Among the many policy issues facing the world, few are as complex as global climate change. Countless scientific, technological and economic issues affect our understanding of the climate conundrum and our response to it. Huge uncertainties exist in these fields, and new climate observations, scientific studies and technological developments are constantly added to the equation. One fact, however, is indisputable: President Bush has crafted the strongest, smartest and most practical climate-change program the U.S. has ever had. No previous Administration has devoted as much Cabinet-level attention to the issue or provided such resources to climate-change science, technology and mitigation programs. America has never before engaged in so many bilateral climate-change partnerships with both developed and developing nations, including China, India, Japan, Australia, Canada and Italy, as well as the European Union.
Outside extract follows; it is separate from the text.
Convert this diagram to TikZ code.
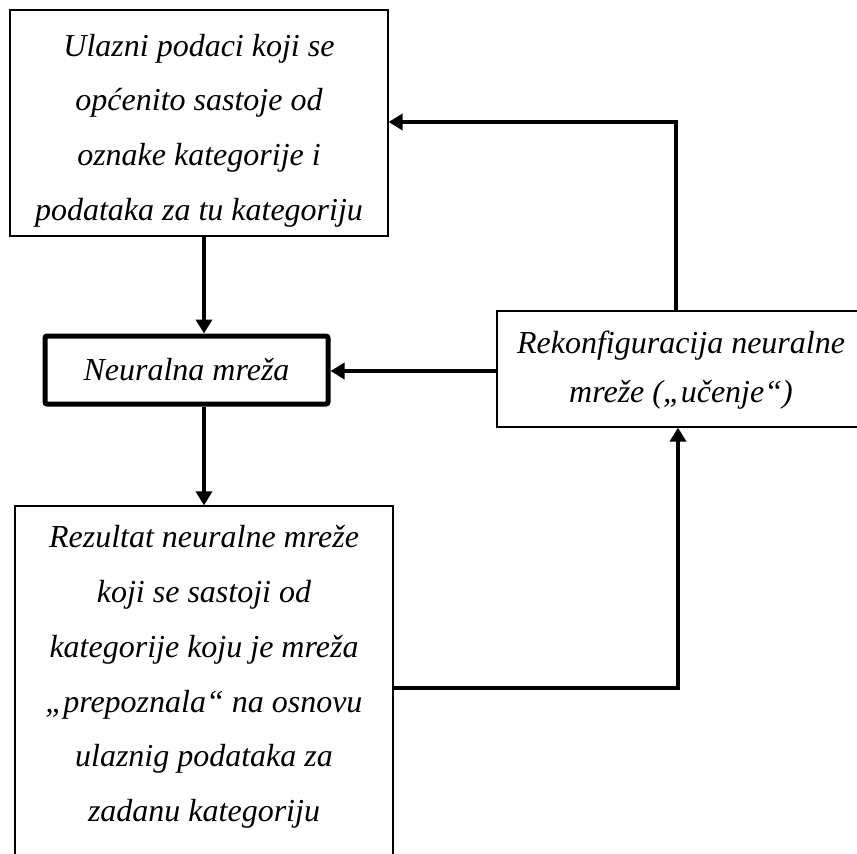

Last February the President unveiled a comprehensive policy with three main goals: resolving uncertainties in the science, developing and deploying new technologies, and strengthening domestic and international efforts to increase energy efficiency, improve air quality and prevent greenhouse-gas emissions. Collectively, the Administration's initiatives set America on a path to slow the projected growth of emissions while developing the scientific and technological knowledge and economic strength needed to enable us to ultimately stabilize or reduce emissions, as science justifies such action.
For the first time, our strategy establishes a specific and realistic goal: to reduce America's greenhouse-gas emissions relative to the size of our economy 18% over the next 10 years. Although American businesses continue to improve their energy efficiency and productivity, the President's goal is to accelerate that trend an additional 30%--the equivalent of taking 70 million cars off the road or avoiding roughly 500 million metric tons of greenhouse gases. In fact, meeting the President's goal will require emissions reductions comparable with what the Kyoto Protocol parties hope to attain--but without the devastating economic consequences of the Kyoto approach.
The President's 2003 budget provides $4.5 billion for climate-related programs, a 17% funding increase. This includes $1.7 billion for basic research on climate change and $1.2 billion for research on advanced energy technologies. This funding, unmatched in the world, ensures America's leadership in efforts to develop important technologies such as a pollution-free, fuel-cell-powered car.